La misión de Netanyahu
La estrategia del primer ministro israelí consiste en negar la asimetría en el conflicto con Palestina
Es algo aparentemente inaudito. Pero de lógica implacable. El primer ministro israelí, Benjamín Netanyahu, se dirigía el martes al Congreso de EE UU en un agresivo esfuerzo por impedir que Washington y Teherán firmaran un acuerdo sobre el programa nuclear iraní, que sería una de las joyas de la corona, cerca ya del final del mandato de Obama. Los dos líderes se han detestado hasta este miércoles educadamente, lo que no obsta para que el presidente norteamericano satisfaga casi todas las exigencias de Jerusalén. Pero si hay acuerdo, el desaire a Israel será estentóreo, y, como contrapartida, Netanyahu ha osado infligir una afrenta aún mayor: no haber informado de sus intenciones a la Casa Blanca.
El día 17 habrá elecciones en Israel. Y la oposición ha acusado de “electoralista” al primer ministro por su descarada visita a Washington. Serán unos comicios a cara de perro en los que los adversarios de Netanyahu han hecho circular un vídeo en el que un antiguo jefe del Mosad y docenas de mandos del ejército, a quienes nadie calificaría de disidentes, piden el voto contra el líder del Likud, porque “pone en peligro” las relaciones con el gran aliado y protector norteamericano.
Netanyahu da ese paso, primero porque sabe que los lazos con EE UU son estructurales y que no puede haber ruptura, y segundo, porque, sopesando desaire y suerte electoral, debe creer que afianzando esta última sale ganando. El primer ministro se dirige principalmente a un electorado convencido de que el mundo entero está conchabado contra el Estado sionista, a lo que da pábulo el rebrote de antisemitismo en Europa y base histórica, el crimen secular contra el pueblo judío. Y ese votante puede juzgar el desplante a Washington como una muestra de insobornable defensa del Estado.

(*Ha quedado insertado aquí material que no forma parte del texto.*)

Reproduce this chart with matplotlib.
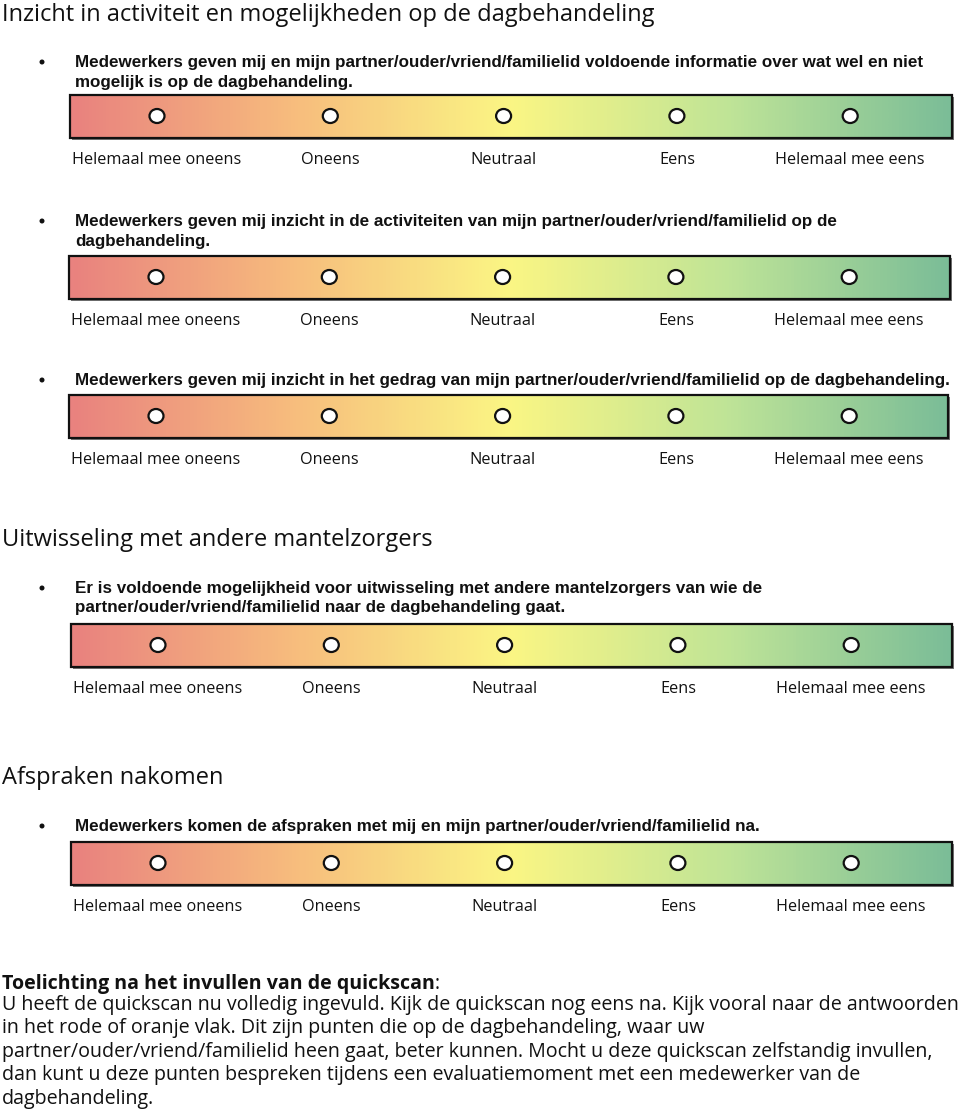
import numpy as np
import matplotlib
matplotlib.use("Agg")
import matplotlib.pyplot as plt
from matplotlib.colors import LinearSegmentedColormap
from matplotlib.patches import Ellipse, Rectangle

# Texts
headings = ["Inzicht in activiteit en mogelijkheden op de dagbehandeling",
            "Uitwisseling met andere mantelzorgers",
            "Afspraken nakomen"]
questions = [
    ["Medewerkers geven mij en mijn partner/ouder/vriend/familielid voldoende informatie over wat wel en niet",
     "mogelijk is op de dagbehandeling."],
    ["Medewerkers geven mij inzicht in de activiteiten van mijn partner/ouder/vriend/familielid op de",
     "dagbehandeling."],
    ["Medewerkers geven mij inzicht in het gedrag van mijn partner/ouder/vriend/familielid op de dagbehandeling."],
    ["Er is voldoende mogelijkheid voor uitwisseling met andere mantelzorgers van wie de",
     "partner/ouder/vriend/familielid naar de dagbehandeling gaat."],
    ["Medewerkers komen de afspraken met mij en mijn partner/ouder/vriend/familielid na."],
]
scale_labels = ["Helemaal mee oneens", "Oneens", "Neutraal", "Eens", "Helemaal mee eens"]
note_title = "Toelichting na het invullen van de quickscan"
note_lines = [
    "U heeft de quickscan nu volledig ingevuld. Kijk de quickscan nog eens na. Kijk vooral naar de antwoorden",
    "in het rode of oranje vlak. Dit zijn punten die op de dagbehandeling, waar uw",
    "partner/ouder/vriend/familielid heen gaat, beter kunnen. Mocht u deze quickscan zelfstandig invullen,",
    "dan kunt u deze punten bespreken tijdens een evaluatiemoment met een medewerker van de",
    "dagbehandeling.",
]
grad_colors = ["#E9827F", "#F7BC7D", "#FBF684", "#BFE497", "#7BBD97"]

# layout (pixels, top-left origin)
heading_y = [21, 546, 784]
q_baselines = [[67, 87], [226, 246], [385], [593, 612], [831]]
bars = [(70, 952, 95, 138), (69, 950, 256, 299), (69, 948, 395, 438),
        (71, 952, 624, 667), (71, 952, 842, 885)]

W, H = 960, 1115
fig = plt.figure(figsize=(W / 100, H / 100), dpi=100)
ax = fig.add_axes([0, 0, 1, 1])
ax.set_xlim(0, W)
ax.set_ylim(H, 0)
ax.axis("off")
renderer = fig.canvas.get_renderer()

REG = "Open Sans"
ARIAL = "Liberation Sans"


def fit_size(s, width, **kw):
    t = ax.text(0, 0, s, fontsize=10, **kw)
    w = t.get_window_extent(renderer).width
    t.remove()
    return 10 * width / w


head_fs = fit_size(headings[0], 653, family=REG)
q_fs = fit_size(questions[0][0], 852, family=ARIAL, weight="bold")
lab_fs = fit_size(scale_labels[0], 169, family=REG)
note_fs = fit_size(note_lines[0], 957, family=REG)

cmap = LinearSegmentedColormap.from_list("scan", grad_colors)
grad = np.linspace(0, 1, 256).reshape(1, -1)

head_for_q = {0: 0, 3: 1, 4: 2}
for i, q in enumerate(questions):
    if i in head_for_q:
        h = head_for_q[i]
        ax.text(2, heading_y[h], headings[h], family=REG, fontsize=head_fs,
                va="baseline", ha="left", color="#111111")
    for j, line in enumerate(q):
        ax.text(75, q_baselines[i][j], line, family=ARIAL, weight="bold",
                fontsize=q_fs, va="baseline", ha="left", color="#111111")
    ax.add_patch(Ellipse((42, q_baselines[i][0] - 5), 5, 5,
                         facecolor="#111111", edgecolor="none"))

    x0, x1, y0, y1 = bars[i]
    ax.add_patch(Rectangle((x0 + 2, y0 + 2), x1 - x0, y1 - y0,
                           facecolor="#777777", edgecolor="none", zorder=1))
    ax.imshow(grad, cmap=cmap, aspect="auto", extent=[x0, x1, y1, y0],
              interpolation="bicubic", zorder=2)
    ax.add_patch(Rectangle((x0, y0), x1 - x0, y1 - y0, facecolor="none",
                           edgecolor="#111111", linewidth=1.6, zorder=3))
    ym = (y0 + y1) / 2 - 0.5
    for k, lab in enumerate(scale_labels):
        cx = x0 + 87 + k * 173.3
        ax.add_patch(Ellipse((cx, ym), 15, 14, facecolor="white",
                             edgecolor="#111111", linewidth=1.6, zorder=4))
        ax.text(cx, y1 + 26, lab, family=REG, fontsize=lab_fs,
                va="baseline", ha="center", color="#111111")

ax.text(2, 989, note_title, family=REG, weight="bold", fontsize=note_fs,
        va="baseline", ha="left", color="#111111")
t = ax.text(2, 989, note_title, family=REG, weight="bold", fontsize=note_fs,
            va="baseline", ha="left", alpha=0)
tw = t.get_window_extent(renderer).width
ax.text(2 + tw, 989, ":", family=REG, fontsize=note_fs, va="baseline",
        ha="left", color="#111111")
for i, line in enumerate(note_lines):
    ax.text(2, 1010 + 23.4 * i, line, family=REG, fontsize=note_fs,
            va="baseline", ha="left", color="#111111")

fig.savefig("out.png", dpi=100)
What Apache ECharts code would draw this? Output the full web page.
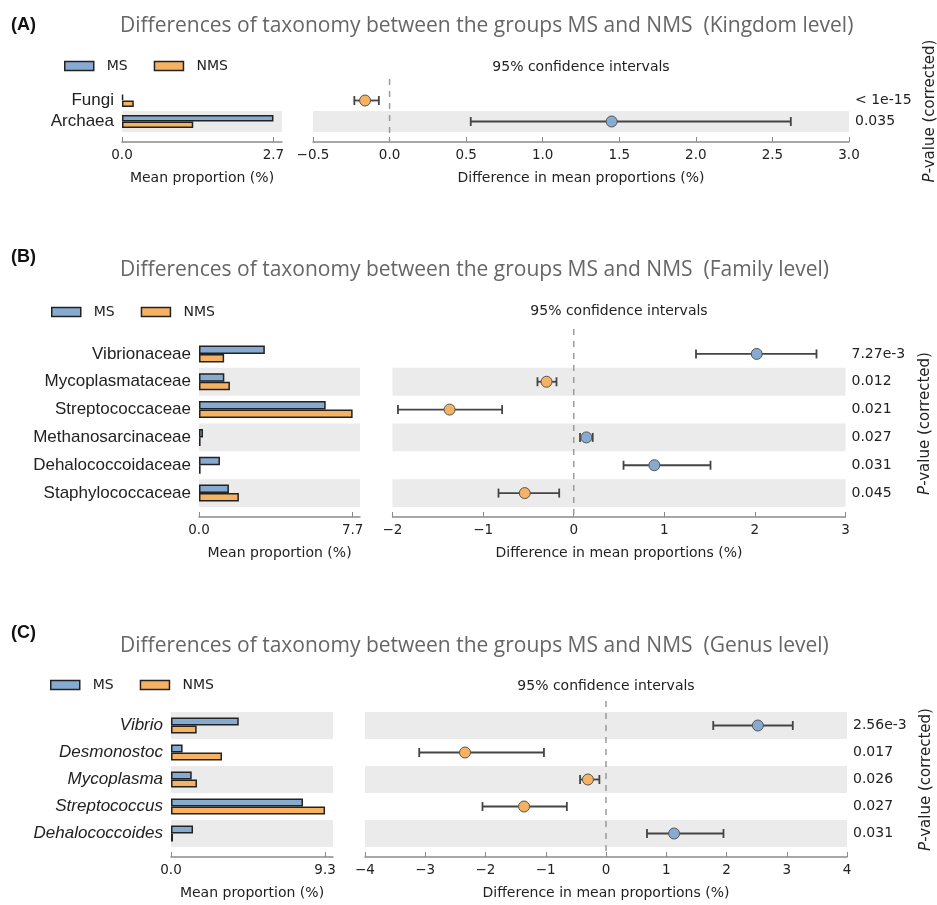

El complemento de la operación lo ha desplegado el líder sionista con sus repetidas y recientes exhortaciones a sus correligionarios del mundo entero a emigrar a Israel, es de suponer que salvo de EE UU, donde son mucho más útiles como pieza clave de la alianza. Un futuro Gobierno dirigido por Netanyahu aspiraría verosímilmente a anexionarse en torno a un 40% de los territorios ocupados, reduciendo el resto a una entidad político-administrativa, intervenida, desmilitarizada, sin control de fronteras, a la que un conveniente eufemismo llamara Estado palestino. El remate sería la conversión de Israel en Estado exclusivamente judío, que enterrara para siempre la idea del regreso, siquiera simbólico de algunos miles de los varios millones de palestinos expulsados o huidos, más sus descendientes, en las guerras de 1948 y 1967.
El enfrentamiento Palestina-Israel ha sido militarmente asimétrico, un Estado poderoso contra bandas terroristas, y su consecuencia, una victoria nunca concluyente del Gobierno de Jerusalén. Las mal llamadas negociaciones de paz, hoy interrumpidas por extenuación de la Autoridad Palestina que preside Mahmud Abbas, también tienen esa base asimétrica, que solo podría desembocar en un acuerdo en el que Israel hiciera la mayor parte de las concesiones: retirada de los territorios ocupados. Pero toda la estrategia de Netanyahu, de la que el torpedeo del acuerdo con Irán es solo un eslabón, consiste en negar esa asimetría. Por ello, las negociaciones carecen hoy por completo de sentido.